• _RECORD SET_:
** Start **
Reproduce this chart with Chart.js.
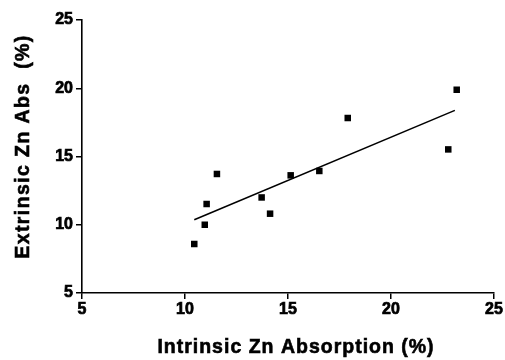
<!DOCTYPE html>
<html>
<head>
<meta charset="utf-8">
<script src="https://cdn.jsdelivr.net/npm/chart.js@4.4.1/dist/chart.umd.min.js"></script>
<style>
html,body{margin:0;padding:0;background:#fff;}
#wrap{width:505px;height:360px;}
</style>
</head>
<body>
<div id="wrap"><canvas id="c" width="505" height="360"></canvas></div>
<script>
const intrinsicAbs = [10.45, 10.96, 11.05, 11.55, 13.72, 14.13, 15.13, 16.52, 17.9, 22.78, 23.19];
const extrinsicAbs = [8.59, 10.0, 11.52, 13.72, 12.0, 10.81, 13.62, 13.94, 17.82, 15.52, 19.89];
const fitX = [10.45, 23.1];
const fitY = [10.37, 18.38];
const xTicks = [5, 10, 15, 20, 25];
const yTicks = [5, 10, 15, 20, 25];
const xTitle = 'Intrinsic Zn Absorption (%)';
const yTitle = 'Extrinsic Zn Abs  (%)';

const font = "'Liberation Sans', Arial, Helvetica, sans-serif";
const points = intrinsicAbs.map((x, i) => ({x: x, y: extrinsicAbs[i]}));
const fit = fitX.map((x, i) => ({x: x, y: fitY[i]}));

const axisTitles = {
  id: 'axisTitles',
  afterDraw(chart) {
    const ctx = chart.ctx;
    const a = chart.chartArea;
    ctx.save();
    ctx.fillStyle = '#000';
    ctx.strokeStyle = '#000';
    ctx.lineWidth = 0.6;
    ctx.font = "bold 19.5px " + font;
    ctx.textAlign = 'center';
    ctx.textBaseline = 'alphabetic';
    ctx.letterSpacing = '1px';
    const xc = (a.left + a.right) / 2 + 8;
    ctx.fillText(xTitle, xc, 353);
    ctx.strokeText(xTitle, xc, 353);
    ctx.letterSpacing = '1.4px';
    ctx.translate(28.5, (a.top + a.bottom) / 2 - 10);
    ctx.rotate(-Math.PI / 2);
    ctx.fillText(yTitle, 0, 0);
    ctx.strokeText(yTitle, 0, 0);
    ctx.restore();
  }
};

const tickFont = {family: font, size: 16, weight: 'bold'};

new Chart(document.getElementById('c'), {
  type: 'scatter',
  data: {
    datasets: [
      {
        data: points,
        pointStyle: 'rect',
        pointRadius: 4.6,
        pointHoverRadius: 4.6,
        backgroundColor: '#000',
        borderWidth: 0,
        showLine: false
      },
      {
        type: 'line',
        data: fit,
        borderColor: '#000',
        borderWidth: 1.6,
        pointRadius: 0,
        fill: false,
        tension: 0
      }
    ]
  },
  options: {
    responsive: false,
    animation: false,
    events: [],
    layout: {padding: {left: 0, top: 20, right: 11, bottom: 0}},
    plugins: {legend: {display: false}, tooltip: {enabled: false}},
    scales: {
      x: {
        type: 'linear',
        min: 5, max: 25,
        afterBuildTicks: s => { s.ticks = xTicks.map(v => ({value: v})); },
        afterFit: s => { s.height = 67; },
        border: {color: '#000', width: 1.6},
        grid: {drawOnChartArea: false, color: '#000', tickLength: 6, lineWidth: 1.5},
        ticks: {color: '#000', font: tickFont, padding: 1, maxRotation: 0, textStrokeColor: '#000', textStrokeWidth: 0.7},
        title: {display: false}
      },
      y: {
        type: 'linear',
        min: 5, max: 25,
        afterBuildTicks: s => { s.ticks = yTicks.map(v => ({value: v})); },
        afterFit: s => { s.width = 82; },
        border: {color: '#000', width: 1.6},
        grid: {drawOnChartArea: false, color: '#000', tickLength: 6, lineWidth: 1.5},
        ticks: {color: '#000', font: tickFont, padding: 3, textStrokeColor: '#000', textStrokeWidth: 0.7},
        title: {display: false}
      }
    }
  },
  plugins: [axisTitles]
});
</script>
</body>
</html>
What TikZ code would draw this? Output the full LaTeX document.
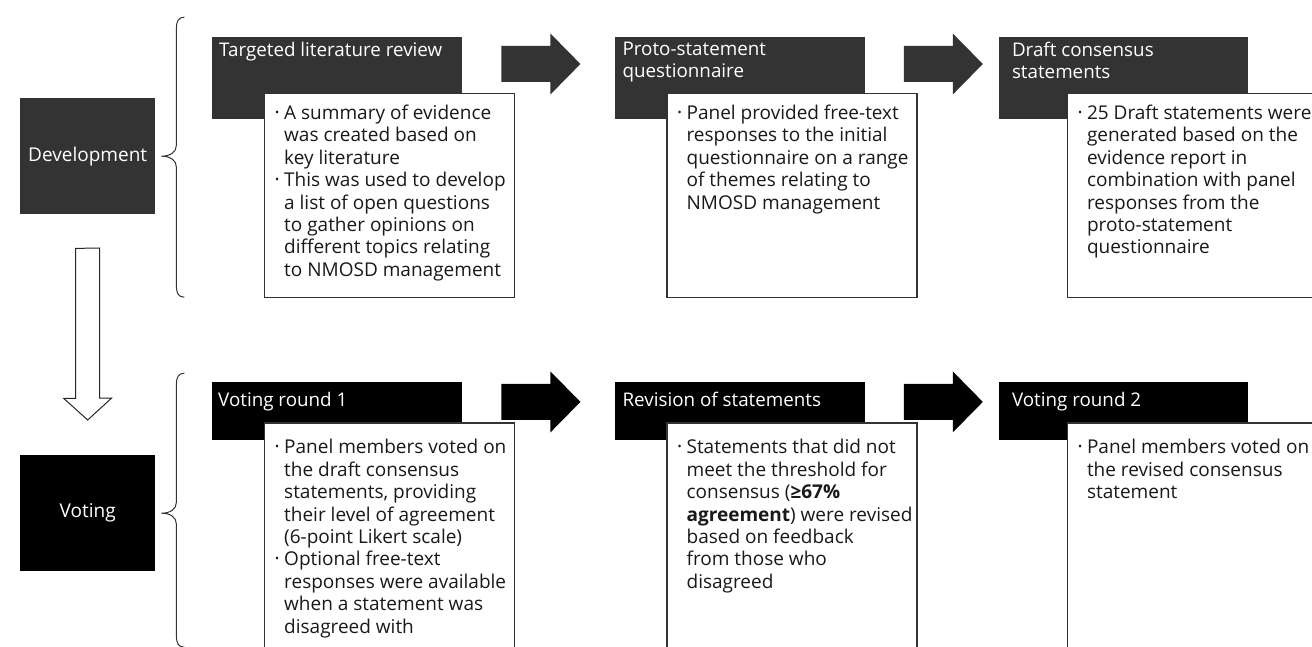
** End **
• _YOUR TASK_: Output the full set of records above without changing a word, and drop the images.

• _RESULT FOR THIS TASK_:
Reproduce this chart with Chart.js.
<!DOCTYPE html>
<html>
<head>
<meta charset="utf-8">
<script src="https://cdn.jsdelivr.net/npm/chart.js@4.4.1/dist/chart.umd.min.js"></script>
<style>
html,body{margin:0;padding:0;background:#fff;}
#wrap{width:505px;height:360px;}
</style>
</head>
<body>
<div id="wrap"><canvas id="c" width="505" height="360"></canvas></div>
<script>
const intrinsicAbs = [10.45, 10.96, 11.05, 11.55, 13.72, 14.13, 15.13, 16.52, 17.9, 22.78, 23.19];
const extrinsicAbs = [8.59, 10.0, 11.52, 13.72, 12.0, 10.81, 13.62, 13.94, 17.82, 15.52, 19.89];
const fitX = [10.45, 23.1];
const fitY = [10.37, 18.38];
const xTicks = [5, 10, 15, 20, 25];
const yTicks = [5, 10, 15, 20, 25];
const xTitle = 'Intrinsic Zn Absorption (%)';
const yTitle = 'Extrinsic Zn Abs  (%)';

const font = "'Liberation Sans', Arial, Helvetica, sans-serif";
const points = intrinsicAbs.map((x, i) => ({x: x, y: extrinsicAbs[i]}));
const fit = fitX.map((x, i) => ({x: x, y: fitY[i]}));

const axisTitles = {
  id: 'axisTitles',
  afterDraw(chart) {
    const ctx = chart.ctx;
    const a = chart.chartArea;
    ctx.save();
    ctx.fillStyle = '#000';
    ctx.strokeStyle = '#000';
    ctx.lineWidth = 0.6;
    ctx.font = "bold 19.5px " + font;
    ctx.textAlign = 'center';
    ctx.textBaseline = 'alphabetic';
    ctx.letterSpacing = '1px';
    const xc = (a.left + a.right) / 2 + 8;
    ctx.fillText(xTitle, xc, 353);
    ctx.strokeText(xTitle, xc, 353);
    ctx.letterSpacing = '1.4px';
    ctx.translate(28.5, (a.top + a.bottom) / 2 - 10);
    ctx.rotate(-Math.PI / 2);
    ctx.fillText(yTitle, 0, 0);
    ctx.strokeText(yTitle, 0, 0);
    ctx.restore();
  }
};

const tickFont = {family: font, size: 16, weight: 'bold'};

new Chart(document.getElementById('c'), {
  type: 'scatter',
  data: {
    datasets: [
      {
        data: points,
        pointStyle: 'rect',
        pointRadius: 4.6,
        pointHoverRadius: 4.6,
        backgroundColor: '#000',
        borderWidth: 0,
        showLine: false
      },
      {
        type: 'line',
        data: fit,
        borderColor: '#000',
        borderWidth: 1.6,
        pointRadius: 0,
        fill: false,
        tension: 0
      }
    ]
  },
  options: {
    responsive: false,
    animation: false,
    events: [],
    layout: {padding: {left: 0, top: 20, right: 11, bottom: 0}},
    plugins: {legend: {display: false}, tooltip: {enabled: false}},
    scales: {
      x: {
        type: 'linear',
        min: 5, max: 25,
        afterBuildTicks: s => { s.ticks = xTicks.map(v => ({value: v})); },
        afterFit: s => { s.height = 67; },
        border: {color: '#000', width: 1.6},
        grid: {drawOnChartArea: false, color: '#000', tickLength: 6, lineWidth: 1.5},
        ticks: {color: '#000', font: tickFont, padding: 1, maxRotation: 0, textStrokeColor: '#000', textStrokeWidth: 0.7},
        title: {display: false}
      },
      y: {
        type: 'linear',
        min: 5, max: 25,
        afterBuildTicks: s => { s.ticks = yTicks.map(v => ({value: v})); },
        afterFit: s => { s.width = 82; },
        border: {color: '#000', width: 1.6},
        grid: {drawOnChartArea: false, color: '#000', tickLength: 6, lineWidth: 1.5},
        ticks: {color: '#000', font: tickFont, padding: 3, textStrokeColor: '#000', textStrokeWidth: 0.7},
        title: {display: false}
      }
    }
  },
  plugins: [axisTitles]
});
</script>
</body>
</html>
What TikZ code would draw this? Output the full LaTeX document.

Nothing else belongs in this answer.